- _YOUR INSTRUCTIONS_
Write out the listing, please, but only from its first line through the line containing "(767,934) -- (859,934);", exactly as given and without pictures.

- _INFORMATION PROVIDED_

━━━━━━━━━━━━━━━━

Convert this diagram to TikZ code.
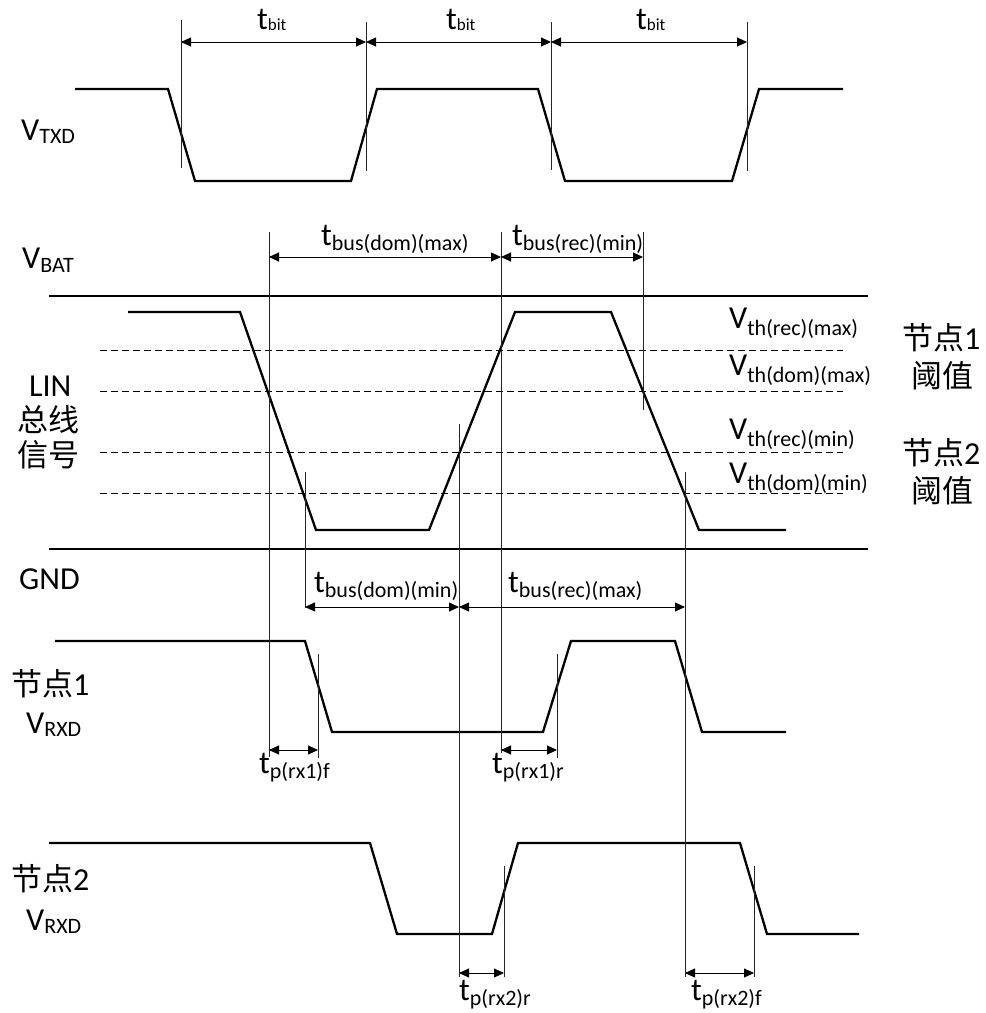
\documentclass[tikz,border=0pt]{standalone}
\usepackage{fontspec}
\setmainfont{Carlito}
\newfontfamily\cjk{Noto Sans CJK SC}
\usetikzlibrary{arrows.meta}
\newcommand\sub[3]{\raisebox{-#1}{\fontsize{#2}{#2}\selectfont #3}}
\newcommand\zh[1]{{\cjk\fontsize{31}{31}\selectfont #1}}
\begin{document}
\begin{tikzpicture}[x=1pt,y=-1pt,
  sig/.style={line width=2.3pt, line join=miter},
  vl/.style={line width=0.8pt, black!85},
  rail/.style={line width=1.5pt},
  thr/.style={line width=0.9pt, dash pattern=on 7pt off 4pt},
  dim/.style={line width=0.9pt, {Triangle[length=10pt,width=9pt]}-{Triangle[length=10pt,width=9pt]}},
  lab/.style={inner sep=0pt, anchor=base west, font=\fontsize{32}{32}\selectfont},
]
\useasboundingbox (0,0) rectangle (986,1013);

% ---------- signals ----------
\draw[sig] (75,89) -- (168,89) -- (195,181) -- (351,181) -- (377,89) -- (538,89) -- (565,181) -- (732,181) -- (759,89) -- (843,89);
\draw[sig] (128,312) -- (240,312) -- (316,530) -- (429,530) -- (515,312) -- (611,312) -- (699,530) -- (786,530);
\draw[sig] (55,641) -- (305,641) -- (332,732) -- (543,732) -- (571,641) -- (675,641) -- (702,732) -- (786,732);
\draw[sig] (49,843) -- (370,843) -- (397,934) -- (492,934) -- (518,843) -- (740,843) -- (767,934) -- (859,934);

% ---------- rails and thresholds ----------
\coordinate (vbatL) at (49,296); \coordinate (vbatR) at (868,296);
\coordinate (gndL) at (49,549); \coordinate (gndR) at (868,549);
\draw[rail] (vbatL) -- (vbatR);
\draw[rail] (gndL) -- (gndR);
\coordinate (th1L) at (100,350); \coordinate (th1R) at (843,350);
\coordinate (th2L) at (100,391); \coordinate (th2R) at (843,391);
\coordinate (th3L) at (100,452); \coordinate (th3R) at (843,452);
\coordinate (th4L) at (100,493); \coordinate (th4R) at (843,493);
\draw[thr] (th1L) -- (th1R);
\draw[thr] (th2L) -- (th2R);
\draw[thr] (th3L) -- (th3R);
\draw[thr] (th4L) -- (th4R);

% ---------- vertical marker lines ----------
\coordinate (a1t) at (181,20);  \coordinate (a1b) at (181,168);
\coordinate (a2t) at (366,22);  \coordinate (a2b) at (366,171);
\coordinate (a3t) at (551,22);  \coordinate (a3b) at (551,170);
\coordinate (a4t) at (747,22);  \coordinate (a4b) at (747,171);
\coordinate (b1t) at (269,232); \coordinate (b1b) at (269,757);
\coordinate (b2t) at (305,472); \coordinate (b2b) at (305,608);
\coordinate (b3t) at (459,424); \coordinate (b3b) at (459,977);
\coordinate (b4t) at (501,232); \coordinate (b4b) at (501,753);
\coordinate (b5t) at (643,232); \coordinate (b5b) at (643,410);
\coordinate (b6t) at (685,472); \coordinate (b6b) at (685,977);
\coordinate (c1t) at (318,654); \coordinate (c1b) at (318,758);
\coordinate (c2t) at (557,654); \coordinate (c2b) at (557,758);
\coordinate (d1t) at (504,866); \coordinate (d1b) at (504,977);
\coordinate (d2t) at (754,866); \coordinate (d2b) at (754,977);
\foreach \n in {a1,a2,a3,a4,b1,b2,b3,b4,b5,b6,c1,c2,d1,d2}
  \draw[vl] (\n t) -- (\n b);

% ---------- dimension arrows ----------
\draw[dim] (a1t |- 0,42) -- (a2t |- 0,42);
\draw[dim] (a2t |- 0,42) -- (a3t |- 0,42);
\draw[dim] (a3t |- 0,42) -- (a4t |- 0,42);
\draw[dim] (b1t |- 0,257) -- (b4t |- 0,257);
\draw[dim] (b4t |- 0,257) -- (b5t |- 0,257);
\draw[dim] (b2t |- 0,607) -- (b3t |- 0,607);
\draw[dim] (b3t |- 0,607) -- (b6t |- 0,607);
\draw[dim] (b1t |- 0,750) -- (c1t |- 0,750);
\draw[dim] (b4t |- 0,750) -- (c2t |- 0,750);
\draw[dim] (b3t |- 0,973) -- (d1t |- 0,973);
\draw[dim] (b6t |- 0,973) -- (d2t |- 0,973);

% ---------- timing labels ----------
\node[lab] (tb1) at (257,29) {t\sub{1pt}{17}{bit}};
\node[lab] (tb2) at (446,29) {t\sub{1pt}{17}{bit}};
\node[lab] (tb3) at (636,29) {t\sub{1pt}{17}{bit}};
\node[lab] (tbdmax) at (321,245) {t\sub{5pt}{22}{bus(dom)(max)}};
\node[lab] (tbrmin) at (512,245) {t\sub{5pt}{22}{bus(rec)(min)}};
\node[lab] (tbdmin) at (314,592) {t\sub{5pt}{22}{bus(dom)(min)}};
\node[lab] (tbrmax) at (508,592) {t\sub{5pt}{22}{bus(rec)(max)}};
\node[lab] (tp1f) at (259,773) {t\sub{5pt}{22}{p(rx1)f}};
\node[lab] (tp1r) at (492,773) {t\sub{5pt}{22}{p(rx1)r}};
\node[lab] (tp2r) at (459,1000) {t\sub{5pt}{22}{p(rx2)r}};
\node[lab] (tp2f) at (691,1000) {t\sub{5pt}{22}{p(rx2)f}};

% ---------- left labels ----------
\node[lab] (vtxd) at (21,140) {V\sub{3pt}{22}{TXD}};
\node[lab] (vbat) at (22,268) {V\sub{4pt}{22}{BAT}};
\node[lab] (lin) at (29,396) {LIN};
\node[lab] (lin2) at (17,431) {\zh{总线}};
\node[lab] (lin3) at (17,466) {\zh{信号}};
\node[lab] (gnd) at (19,589) {GND};
\node[lab] (n1) at (11,695) {\zh{节点}1};
\node[lab] (vrxd1) at (26,733) {V\sub{3pt}{22}{RXD}};
\node[lab] (n2) at (11,890) {\zh{节点}2};
\node[lab] (vrxd2) at (26,930) {V\sub{3pt}{22}{RXD}};

% ---------- right labels ----------
\node[lab] (vth1) at (729,328) {V\sub{7pt}{22}{th(rec)(max)}};
\node[lab] (vth2) at (729,375) {V\sub{7pt}{22}{th(dom)(max)}};
\node[lab] (vth3) at (729,439) {V\sub{7pt}{22}{th(rec)(min)}};
\node[lab] (vth4) at (729,483) {V\sub{7pt}{22}{th(dom)(min)}};
\node[lab] (r1) at (902,349) {\zh{节点}1};
\node[lab] (r1b) at (911,387) {\zh{阈值}};
\node[lab] (r2) at (902,464) {\zh{节点}2};
\node[lab] (r2b) at (911,502) {\zh{阈值}};
\end{tikzpicture}
\end{document}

━━━━━━━━━━━━━━━━

- _RESPONSE BELOW_
Convert this diagram to TikZ code.
\documentclass[tikz,border=0pt]{standalone}
\usepackage{fontspec}
\setmainfont{Carlito}
\newfontfamily\cjk{Noto Sans CJK SC}
\usetikzlibrary{arrows.meta}
\newcommand\sub[3]{\raisebox{-#1}{\fontsize{#2}{#2}\selectfont #3}}
\newcommand\zh[1]{{\cjk\fontsize{31}{31}\selectfont #1}}
\begin{document}
\begin{tikzpicture}[x=1pt,y=-1pt,
  sig/.style={line width=2.3pt, line join=miter},
  vl/.style={line width=0.8pt, black!85},
  rail/.style={line width=1.5pt},
  thr/.style={line width=0.9pt, dash pattern=on 7pt off 4pt},
  dim/.style={line width=0.9pt, {Triangle[length=10pt,width=9pt]}-{Triangle[length=10pt,width=9pt]}},
  lab/.style={inner sep=0pt, anchor=base west, font=\fontsize{32}{32}\selectfont},
]
\useasboundingbox (0,0) rectangle (986,1013);

% ---------- signals ----------
\draw[sig] (75,89) -- (168,89) -- (195,181) -- (351,181) -- (377,89) -- (538,89) -- (565,181) -- (732,181) -- (759,89) -- (843,89);
\draw[sig] (128,312) -- (240,312) -- (316,530) -- (429,530) -- (515,312) -- (611,312) -- (699,530) -- (786,530);
\draw[sig] (55,641) -- (305,641) -- (332,732) -- (543,732) -- (571,641) -- (675,641) -- (702,732) -- (786,732);
\draw[sig] (49,843) -- (370,843) -- (397,934) -- (492,934) -- (518,843) -- (740,843) -- (767,934) -- (859,934);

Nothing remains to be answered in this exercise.